Structured Query Language Solutions
Dimensional modelling is a logical design technique that seeks to present the data in a standard, intuitive framework that allows for high-performance access. It is inherently dimensional, and it adheres to a discipline that uses the relational model with some important restrictions. Every dimensional model is composed of one table with a multipart key, called the fact table, and a set of smaller tables called dimension tables. Each dimension table has a single-part primary key that corresponds exactly to one of the components of the multipart key in the fact table.
A fact table might contain either detail level facts or facts that have been aggregated (fact tables that contain aggregated facts are often instead called summary tables). It is also possible to have a fact table that contains no measures or facts. These tables are called "factless fact tables".
A fact table, because it has a multipart primary key made up of two or more foreign keys, always expresses a many-to-many relationship. The most useful fact tables also contain one or more numerical measures, or "facts," that occur for the combination of keys that define each record. The most useful facts in a fact table are numeric and additive. Being additive is crucial because data warehouse applications almost never retrieve a single fact table record; rather, they fetch back hundreds, thousands, or even millions of these records at a time, and the only useful thing to do with so many records is to aggregate them.
There are three types of measures:
Additive: Measures that can be added across all dimensions.
Non Additive: Measures that cannot be added across all dimensions.
Semi Additive: Measures that can be added across some dimensions and not with others.
Dimension tables, by contrast, most often contain descriptive textual information. Dimension attributes are used as the source of most of the interesting constraints in data warehouse queries, and they are virtually always the source of the row headers in the SQL answer set.
There are four types of dimension:
Conformed Dimension: Dimensions are conformed when they are either exactly the same (including keys) or one is a perfect subset of the other. Most important, the row headers produced in the answer sets from two different conformed dimensions must be able to match perfectly. Conformed dimensions are either identical or strict mathematical subsets of the most granular, detailed dimension. Dimension tables are not conformed if the attributes are labelled differently or contain different values. Conformed dimensions come in several different flavours. At the most basic level, conformed dimensions mean the exact same thing with every possible fact table to which they are joined. The date dimension table connected to the sales facts is identical to the date dimension connected to the inventory facts.

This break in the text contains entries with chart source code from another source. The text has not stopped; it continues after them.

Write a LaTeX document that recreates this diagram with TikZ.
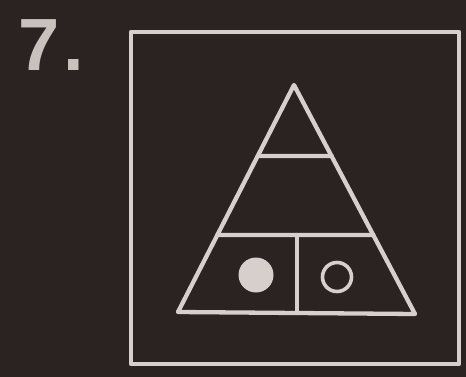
\documentclass[tikz,border=0pt]{standalone}
\usepackage{fontspec}
\setmainfont{Liberation Sans}
\usetikzlibrary{calc}
\definecolor{bg}{HTML}{2B2321}
\definecolor{ink}{HTML}{D6CFCB}
\definecolor{numgrey}{HTML}{C9C1BD}
\tikzset{
  figline/.style={draw=ink, line width=4.3pt, line cap=round, line join=round},
  thinline/.style={draw=ink, line width=3.6pt},
}
\begin{document}
\begin{tikzpicture}[x=1pt,y=-1pt]
\fill[bg] (0,0) rectangle (466,377);
\useasboundingbox (0,0) rectangle (466,377);
% number
\node[anchor=base west, inner sep=0pt, text=numgrey, font=\fontsize{74}{74}\selectfont\bfseries] (num) at (18,71) {7\kern4pt.};
% frame
\draw[figline] (131,32) rectangle (459,364);
\coordinate (frame) at (295,198);
% triangle
\coordinate (apex) at (294,85);
\coordinate (bl) at (178,312);
\coordinate (br) at (415,314);
\draw[figline] (apex) -- (bl) -- (br) -- cycle;
% horizontal lines
\coordinate (l1) at ($(bl)!{(312-156)/(312-85)}!(apex)$);
\coordinate (r1) at ($(br)!{(314-156)/(314-85)}!(apex)$);
\coordinate (l2) at ($(bl)!{(312-235)/(312-85)}!(apex)$);
\coordinate (r2) at ($(br)!{(314-235)/(314-85)}!(apex)$);
\draw[figline] (l1) -- (r1);
\draw[figline] (l2) -- (r2);
% vertical divider
\coordinate (vt) at (297,235);
\coordinate (vb) at (297,313);
\draw[figline] (vt) -- (vb);
% circles
\node[circle, fill=ink, minimum size=35pt, inner sep=0pt] (dotfull) at (256,275) {};
\node[circle, thinline, minimum size=29pt, inner sep=0pt] (dotopen) at (337,277) {};
\end{tikzpicture}
\end{document}
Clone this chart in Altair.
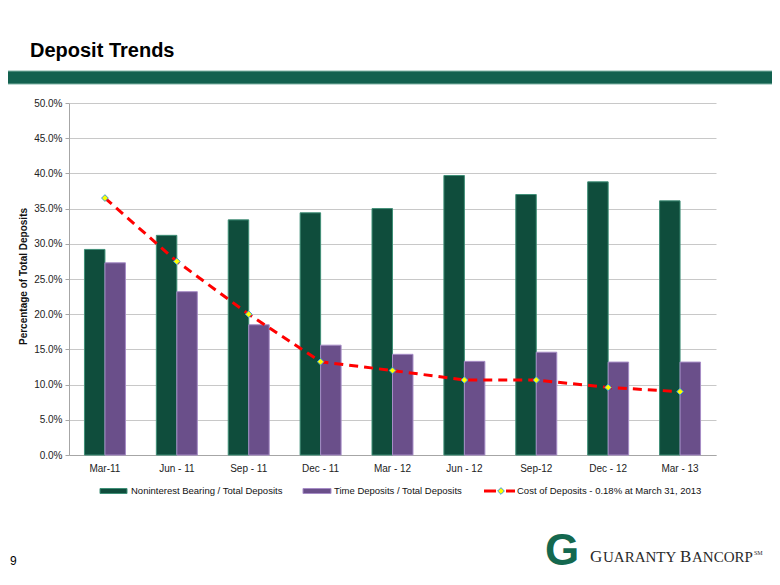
import altair as alt
import pandas as pd

# ---------------- data ----------------
quarters = ["Mar-11", "Jun - 11", "Sep - 11", "Dec - 11", "Mar - 12",
            "Jun - 12", "Sep-12", "Dec - 12", "Mar - 13"]
noninterest_pct = [29.2, 31.2, 33.4, 34.4, 35.0, 39.7, 37.0, 38.8, 36.1]
time_dep_pct = [27.3, 23.2, 18.5, 15.6, 14.3, 13.3, 14.6, 13.2, 13.2]
cost_pct = [0.73, 0.55, 0.40, 0.265, 0.24, 0.213, 0.213, 0.192, 0.18]
bar_series = ["Noninterest Bearing / Total Deposits", "Time Deposits / Total Deposits"]
line_series = "Cost of Deposits - 0.18% at March 31, 2013"
left_ticks = [0.0, 0.05, 0.10, 0.15, 0.20, 0.25, 0.30, 0.35, 0.40, 0.45, 0.50]
right_ticks = [0.0, 0.002, 0.004, 0.006, 0.008, 0.010]
page_title = "Deposit Trends"
page_number = "9"
logo_mark = "G"
logo_parts = ["G", "UARANTY", "B", "ANCORP", "SM"]

FONT = "Liberation Sans, Arial, sans-serif"
SERIF = "Liberation Serif, Times New Roman, serif"
GREEN = "#0f4d3c"
PURPLE = "#6a4f8a"
W, H = 647, 352

bars_df = pd.DataFrame({
    "quarter": quarters * 2,
    "series": [bar_series[0]] * len(quarters) + [bar_series[1]] * len(quarters),
    "value": [v / 100 for v in noninterest_pct + time_dep_pct],
})
line_df = pd.DataFrame({"quarter": quarters, "cost": [c / 100 for c in cost_pct]})
one = pd.DataFrame({"k": [0]})

x_enc = alt.X(
    "quarter:N", sort=quarters,
    scale=alt.Scale(paddingInner=0.43, paddingOuter=0.215),
    axis=alt.Axis(title=None, labelAngle=0, ticks=False, labelPadding=8,
                  labelFontSize=10, labelColor="#222", labelFont=FONT,
                  domainColor="#a6a6a6", grid=False),
)

bars = alt.Chart(bars_df).mark_bar(strokeWidth=1).encode(
    x=x_enc,
    xOffset=alt.XOffset("series:N", sort=bar_series),
    y=alt.Y("value:Q",
            scale=alt.Scale(domain=[0, 0.5], nice=False),
            axis=alt.Axis(orient="left", values=left_ticks, format=".1%",
                          title="Percentage of Total Deposits",
                          titleFont=FONT, titleFontSize=10, titleFontWeight="bold",
                          titleColor="#111", titleAngle=270, titleX=-46, titleY=173,
                          titleAlign="center", titleBaseline="middle",
                          labelFont=FONT, labelFontSize=10, labelColor="#222",
                          labelPadding=3, tickSize=4, tickColor="#a6a6a6",
                          domainColor="#a6a6a6", gridColor="#c8c8c8", grid=True)),
    fill=alt.Fill("series:N", scale=alt.Scale(domain=bar_series, range=[GREEN, PURPLE]), legend=None),
    stroke=alt.Stroke("series:N", scale=alt.Scale(domain=bar_series, range=["#3f8f77", "#a68cc6"]), legend=None),
)

y_cost = alt.Y("cost:Q", scale=alt.Scale(domain=[0, 0.01], nice=False),
               axis=alt.Axis(orient="right", values=right_ticks, format=".2%",
                             title="Cost of Deposits",
                             titleFont=FONT, titleFontSize=9.5, titleFontWeight="bold",
                             titleColor="#111", titleAngle=90, titleX=45, titleY=173,
                             titleAlign="center", titleBaseline="middle",
                             labelFont=FONT, labelFontSize=10, labelColor="#222",
                             labelPadding=4, tickSize=4, tickColor="#a6a6a6",
                             domainColor="#a6a6a6", grid=False))

line = alt.Chart(line_df).mark_line(color="#ff0000", strokeWidth=3, strokeDash=[9, 6]).encode(
    x=alt.X("quarter:N", sort=quarters), y=y_cost)
points = alt.Chart(line_df).mark_point(shape="diamond", filled=True, fill="#ffff00",
                                        stroke="#3a9ad9", strokeWidth=1, size=45, opacity=1).encode(
    x=alt.X("quarter:N", sort=quarters), y=alt.Y("cost:Q", axis=None))
cost_layer = alt.layer(line, points)

# ---------------- decoration (page furniture) ----------------
band = alt.Chart(one).mark_rect(color="#12614f", stroke="#7fb3a5", strokeWidth=1).encode(
    x=alt.value(-70), x2=alt.value(712), y=alt.value(-32), y2=alt.value(-19))
title_txt = alt.Chart(pd.DataFrame({"t": [page_title]})).mark_text(
    font=FONT, fontSize=20, fontWeight="bold", align="left", baseline="alphabetic", color="#000").encode(
    x=alt.value(-39), y=alt.value(-46), text="t:N")
num_txt = alt.Chart(pd.DataFrame({"t": [page_number]})).mark_text(
    font=FONT, fontSize=12, align="left", baseline="middle", color="#000").encode(
    x=alt.value(-59), y=alt.value(458), text="t:N")
logo_g = alt.Chart(pd.DataFrame({"t": [logo_mark]})).mark_text(
    font=FONT, fontSize=44, fontWeight="bold", align="center", baseline="alphabetic", color="#14684f").encode(
    x=alt.value(493), y=alt.value(462), text="t:N")


def logo_piece(i, xpos, ypos, size):
    return alt.Chart(pd.DataFrame({"t": [logo_parts[i]]})).mark_text(
        font=SERIF, fontSize=size, align="left", baseline="alphabetic", color="#2a2a2a").encode(
        x=alt.value(xpos), y=alt.value(ypos), text="t:N")


logo_txt = [
    logo_piece(0, 521, 459, 17),
    logo_piece(1, 534, 459, 15),
    logo_piece(2, 611, 459, 17),
    logo_piece(3, 623, 459, 15),
    logo_piece(4, 685, 452, 6),
]

# ---------------- legend ----------------
LY = 388
sw1 = alt.Chart(one).mark_rect(color=GREEN, stroke="#3f8f77").encode(
    x=alt.value(31), x2=alt.value(58), y=alt.value(LY - 2.5), y2=alt.value(LY + 2.5))
sw2 = alt.Chart(one).mark_rect(color=PURPLE, stroke="#a68cc6").encode(
    x=alt.value(234), x2=alt.value(262), y=alt.value(LY - 2.5), y2=alt.value(LY + 2.5))
red1 = alt.Chart(one).mark_rule(color="#ff0000", strokeWidth=3).encode(
    x=alt.value(415), x2=alt.value(427), y=alt.value(LY))
red2 = alt.Chart(one).mark_rule(color="#ff0000", strokeWidth=3).encode(
    x=alt.value(437), x2=alt.value(446), y=alt.value(LY))
dia = alt.Chart(one).mark_point(shape="diamond", filled=True, fill="#ffff00", stroke="#3a9ad9",
                                 strokeWidth=1, size=45, opacity=1).encode(
    x=alt.value(432), y=alt.value(LY))
leg_df = pd.DataFrame({"label": bar_series + [line_series]})


def leg_text(i, xpos):
    return alt.Chart(leg_df.iloc[[i]]).mark_text(
        font=FONT, fontSize=9.5, align="left", baseline="middle", color="#111").encode(
        x=alt.value(xpos), y=alt.value(LY), text="label:N")


legend = [sw1, sw2, red1, red2, dia, leg_text(0, 62), leg_text(1, 265), leg_text(2, 448)]

chart = alt.layer(
    band, title_txt, num_txt, logo_g, *logo_txt,
    bars, cost_layer, *legend,
).resolve_scale(y="independent").properties(
    width=W, height=H,
    autosize=alt.AutoSizeParams(type="none"),
    padding={"left": 61, "top": 95, "right": 56, "bottom": 118},
    background="white",
).configure_view(strokeWidth=0)

chart.save("out.html", embed_options={"renderer": "svg", "actions": False})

Junk Dimension: A junk dimension is a convenient grouping of typically low-cardinality flags and indicators. By creating an abstract dimension, these flags and indicators are removed from the fact table while placing them into a useful dimensional framework.
Degenerated Dimension: A dimension key, such as a transaction number, invoice number, ticket number, or bill-of-lading number, that has no attributes and hence does not join to an actual dimension table. Degenerate dimensions are very common when the grain of a fact table represents a single transaction item or line item because the degenerate dimension represents the unique identifier of the parent. Degenerate dimensions often play an integral role in the fact table's primary key.
Role-Playing Dimensions: Dimensions are often recycled for multiple applications within the same database. For instance, a "Date" dimension can be used for "Date of Sale", as well as "Date of Delivery", or "Date of Hire". This is often referred to as a "role-playing dimension".
The key advantage of the dimensional design is that it is highly recognizable to the end users and straightforward for non-SQL experts to interrogate.